I think the political web covering the 2008 campaign was so rich for precisely the same reasons that the technology web is so rich: because it’s old-growth media. The first wave of blogs were tech-focused, and then for whatever reason, they turned to politics next. And so Web 2.0-style political coverage has had a decade to mature into its current state.
What’s happened with technology and politics is happening elsewhere too, just on a different timetable. Sports, business, reviews of movies, books, restaurants – all the staples of the old newspaper format are proliferating online. There are more perspectives; there is more depth and more surface now. And that’s the new growth. It’s only started maturing.
In fact, I think in the long run, we’re going to look back at many facets of old media and realize that we were living in a desert disguised as a rain forest. Local news may be the best example of this. When people talk about the civic damage that a community suffers by losing its newspaper, one of the key things that people point to is the loss of local news coverage. But I suspect in ten years, when we look back at traditional local coverage, it will look much more like MacWorld circa 1987. I adore the City section of the New York Times, but every Sunday when I pick it up, there are only three or four stories in the whole section that I find interesting or relevant to my life – out of probably twenty stories total.
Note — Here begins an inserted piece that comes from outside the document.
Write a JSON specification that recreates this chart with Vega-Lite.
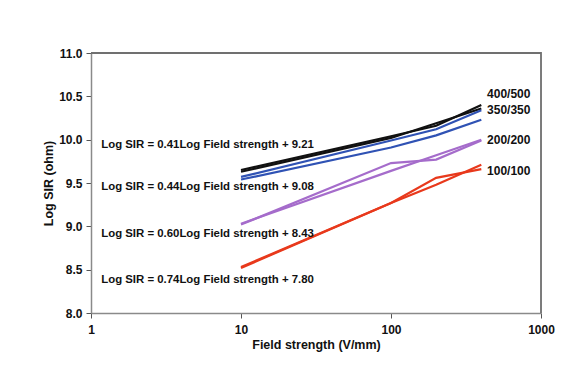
{
  "$schema": "https://vega.github.io/schema/vega-lite/v6.json",
  "width": 450,
  "height": 260,
  "autosize": {"type": "none"},
  "padding": {"left": 91, "top": 53, "right": 41, "bottom": 70},
  "background": "white",
  "config": {
    "font": "Liberation Sans",
    "axis": {
      "labelFont": "Liberation Sans", "labelFontWeight": "bold", "labelFontSize": 12, "labelColor": "#111",
      "titleFont": "Liberation Sans", "titleFontWeight": "bold", "titleFontSize": 12.5, "titleColor": "#111",
      "domainColor": "#8a8a8a", "domainWidth": 1.5, "tickColor": "#555", "tickWidth": 1, "grid": false,
      "labelFlush": false
    }
  },
  "datasets": {
    "lines": [
      {"series": "400/500", "run": "a", "field": 10, "sir": 9.65},
      {"series": "400/500", "run": "a", "field": 100, "sir": 10.04},
      {"series": "400/500", "run": "a", "field": 200, "sir": 10.16},
      {"series": "400/500", "run": "a", "field": 400, "sir": 10.40},
      {"series": "400/500", "run": "b", "field": 10, "sir": 9.63},
      {"series": "400/500", "run": "b", "field": 100, "sir": 10.02},
      {"series": "400/500", "run": "b", "field": 200, "sir": 10.19},
      {"series": "400/500", "run": "b", "field": 400, "sir": 10.36},
      {"series": "350/350", "run": "a", "field": 10, "sir": 9.57},
      {"series": "350/350", "run": "a", "field": 100, "sir": 9.99},
      {"series": "350/350", "run": "a", "field": 200, "sir": 10.12},
      {"series": "350/350", "run": "a", "field": 400, "sir": 10.34},
      {"series": "350/350", "run": "b", "field": 10, "sir": 9.54},
      {"series": "350/350", "run": "b", "field": 100, "sir": 9.91},
      {"series": "350/350", "run": "b", "field": 200, "sir": 10.05},
      {"series": "350/350", "run": "b", "field": 400, "sir": 10.23},
      {"series": "200/200", "run": "a", "field": 10, "sir": 9.02},
      {"series": "200/200", "run": "a", "field": 100, "sir": 9.73},
      {"series": "200/200", "run": "a", "field": 200, "sir": 9.77},
      {"series": "200/200", "run": "a", "field": 400, "sir": 9.99},
      {"series": "200/200", "run": "b", "field": 10, "sir": 9.03},
      {"series": "200/200", "run": "b", "field": 100, "sir": 9.64},
      {"series": "200/200", "run": "b", "field": 200, "sir": 9.82},
      {"series": "200/200", "run": "b", "field": 400, "sir": 10.00},
      {"series": "100/100", "run": "a", "field": 10, "sir": 8.52},
      {"series": "100/100", "run": "a", "field": 100, "sir": 9.27},
      {"series": "100/100", "run": "a", "field": 200, "sir": 9.56},
      {"series": "100/100", "run": "a", "field": 400, "sir": 9.66},
      {"series": "100/100", "run": "b", "field": 10, "sir": 8.53},
      {"series": "100/100", "run": "b", "field": 100, "sir": 9.27},
      {"series": "100/100", "run": "b", "field": 200, "sir": 9.48},
      {"series": "100/100", "run": "b", "field": 400, "sir": 9.71}
    ],
    "labels": [
      {"series": "400/500", "field": 437, "sir": 10.53},
      {"series": "350/350", "field": 437, "sir": 10.34},
      {"series": "200/200", "field": 437, "sir": 10.0},
      {"series": "100/100", "field": 437, "sir": 9.64}
    ],
    "equations": [
      {"text": "Log SIR = 0.41Log Field strength + 9.21", "field": 1.17, "sir": 9.94},
      {"text": "Log SIR = 0.44Log Field strength + 9.08", "field": 1.17, "sir": 9.455},
      {"text": "Log SIR = 0.60Log Field strength + 8.43", "field": 1.17, "sir": 8.91},
      {"text": "Log SIR = 0.74Log Field strength + 7.80", "field": 1.17, "sir": 8.38}
    ],
    "frame": [
      {"field": 1, "sir": 11, "step": 1},
      {"field": 1000, "sir": 11, "step": 2},
      {"field": 1000, "sir": 8, "step": 3}
    ]
  },
  "layer": [
    {
      "data": {"name": "frame"},
      "mark": {"type": "line", "color": "#707070", "strokeWidth": 1.8},
      "encoding": {
        "x": {"field": "field", "type": "quantitative",
              "scale": {"type": "log", "domain": [1, 1000]},
              "axis": {"title": "Field strength (V/mm)", "values": [1, 10, 100, 1000], "format": "d",
                       "tickSize": 5, "labelPadding": 6, "titlePadding": 3}},
        "y": {"field": "sir", "type": "quantitative",
              "scale": {"domain": [8, 11], "zero": false},
              "axis": {"title": "Log SIR (ohm)", "values": [8, 8.5, 9, 9.5, 10, 10.5, 11], "format": ".1f",
                       "tickSize": 5, "labelPadding": 4, "titlePadding": 3}},
        "order": {"field": "step", "type": "quantitative"}
      }
    },
    {
      "data": {"name": "lines"},
      "mark": {"type": "line", "strokeWidth": 2.2},
      "encoding": {
        "x": {"field": "field", "type": "quantitative"},
        "y": {"field": "sir", "type": "quantitative"},
        "color": {"field": "series", "type": "nominal",
                  "scale": {"domain": ["400/500", "350/350", "200/200", "100/100"],
                            "range": ["#111111", "#2f52b4", "#a56ccb", "#e8391c"]},
                  "legend": null},
        "detail": {"field": "run"}
      }
    },
    {
      "data": {"name": "labels"},
      "mark": {"type": "text", "align": "left", "baseline": "middle", "fontWeight": "bold", "fontSize": 12, "color": "#111"},
      "encoding": {
        "x": {"field": "field", "type": "quantitative"},
        "y": {"field": "sir", "type": "quantitative"},
        "text": {"field": "series"}
      }
    },
    {
      "data": {"name": "equations"},
      "mark": {"type": "text", "align": "left", "baseline": "middle", "fontWeight": "bold", "fontSize": 11.4, "color": "#111"},
      "encoding": {
        "x": {"field": "field", "type": "quantitative"},
        "y": {"field": "sir", "type": "quantitative"},
        "text": {"field": "text"}
      }
    }
  ]
}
And yet every week in my neighborhood there are easily twenty stories that I would be interested in reading: a mugging three blocks from my house; a new deli opening; a house sale; the baseball team at my kid’s school winning a big game. The New York Times can’t cover those things in a print paper not because of some journalistic failing on their part, but rather because the economics are all wrong: there are only a few thousand people potentially interested in those news events, in a city of 8 million people. There are metro area stories that matter to everyone in a city: mayoral races, school cuts, big snowstorms. But most of what we care about in our local experience lives in the long tail. We’ve never thought of it as a failing of the newspaper that its metro section didn’t report on a deli closing, because it wasn’t even conceivable that a big centralized paper could cover an event with such a small radius of interest.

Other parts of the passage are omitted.